痛みさえなければ日常生活に支障を来たすことは少ないですが、支障がある場合には治療が必要です。
手術を行うことで、変形は矯正され、胼胝も消失し、痛みがなくなり、歩行が楽になります。
②母趾MTP関節固定術
母趾MTP関節(付け根の関節)の破壊・変形が強い場合は、母趾MTP関節の変形を矯正して、固定をします。固定することで、安定した変形の矯正と痛みの緩和、歩行障害の改善が期待できます。
③母趾MTP関節人工関節置換術
母趾MTP関節の障害に対しては、固定のみではありません。
人工関節置換術をして、変形および機能障害の改善を図ることも可能です。
この手術の場合は、母趾MTP関節の可動域(運動範囲)の温存が期待できます。
④外反母趾矯正術及び2-5趾関節形成術
RA(リウマチ)やRA以外の原因により、前足部変形が著しい場合は外反母趾矯正術と合わせて、第2~5趾のMTP関節形成術で変形の矯正を行います。
2-5趾MTP関節の破壊が進んでいたとしても、中足骨を短縮することで関節を温存しながら、変形を矯正することも可能です。
この手術により、変形が劇的に改善され、整ったきれいな足に戻ることが期待できます。

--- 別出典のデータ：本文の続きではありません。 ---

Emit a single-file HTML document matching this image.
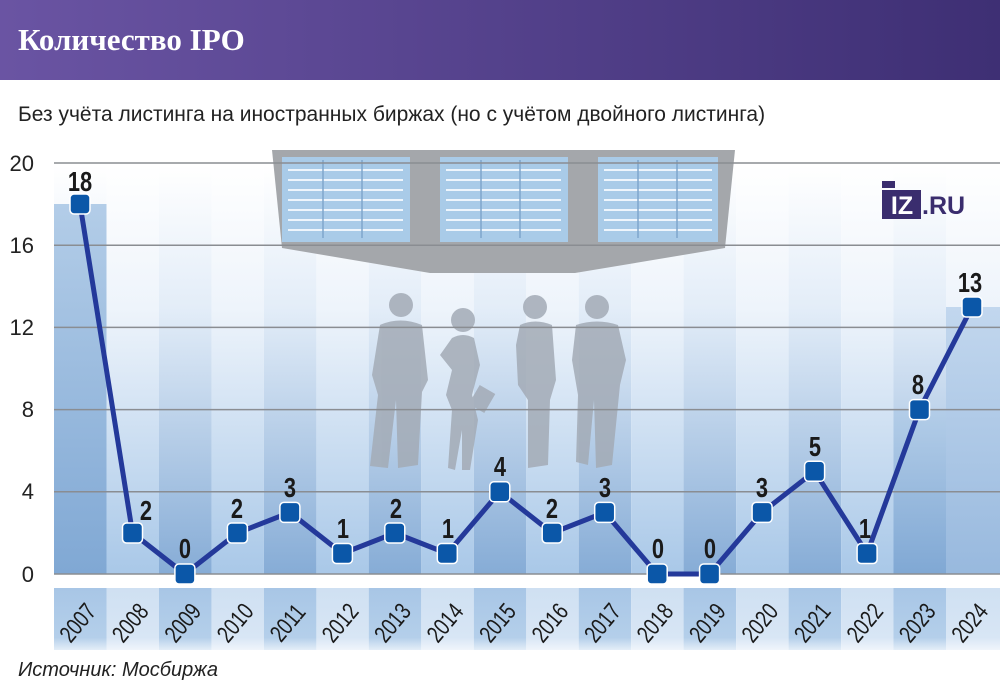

また、変形や胼胝の消失により歩行障害も改善が見込めます。
後足部変形及び関節障害
①距腿関節固定術
RA(リウマチ)や変形性関節症による距腿関節の障害は、関節の可動域制限や痛みによる歩行障害を来たします。
こういった障害に対して、距腿関節固定術を行うことで変形が矯正されるだけでなく、痛みも改善することから、歩行が劇的に楽になることが期待されます。
また、距腿関節を固定しても、距骨下関節以遠の関節があるため、足関節の可動域が完全に消失することはありません。
②全人工足関節置換術
距腿関節の変形が著明でなければ、全人工足関節置換術を行います。
この手術は変形や痛みを改善でき、距腿関節固定術よりもさらに足関節の可動域を温存することが可能になります。
③距骨下関節固定術
RA(リウマチ)や変形性関節症によって距骨下関節の変形が生じ、歩行障害を来した場合には、変形を矯正し距骨下関節を固定することによって、歩行障害を改善させることが可能です。
④全人工足関節置換術及び距骨下関節固定術の併用
距腿関節のみではなく、距骨下関節にも問題がある場合には、全人工足関節置換術に距骨下関節固定術を併用する手術方法があります。
これに手術によって痛みや歩行障害の改善が期待できます。
⑤全人工足関節置換術及び人工距骨置換術の併用
距腿関節の障害及び距骨壊死などによる距骨自体にも問題がある場合には、全人工足関節置換術に人工距骨置換術を併用する手術方法があります。
この手術によって、形態的・機能的により正常な足関節に近づけることが可能になり、痛みや歩行障害の改善が期待できます。
⑥足関節固定術
距腿関節及び距骨下関節の変形が著明な場合は、髄内釘による足関節固定術を行います。
この手術により、変形の矯正、痛みや歩行障害を改善させる方法もあります。
⑦人工距骨関節置換術
距骨のみの変形で関節が比較的温存されている場合には、事前にオーダーメイドの正常な形の距骨を作製(セラミック)し、人工距骨に入れ替える手術方法もあります。
この手術より、距骨の変形および痛みの改善を図るだけではなく、今後生じるであろう足関節の破壊や変形の進行を防ぐことが期待できます。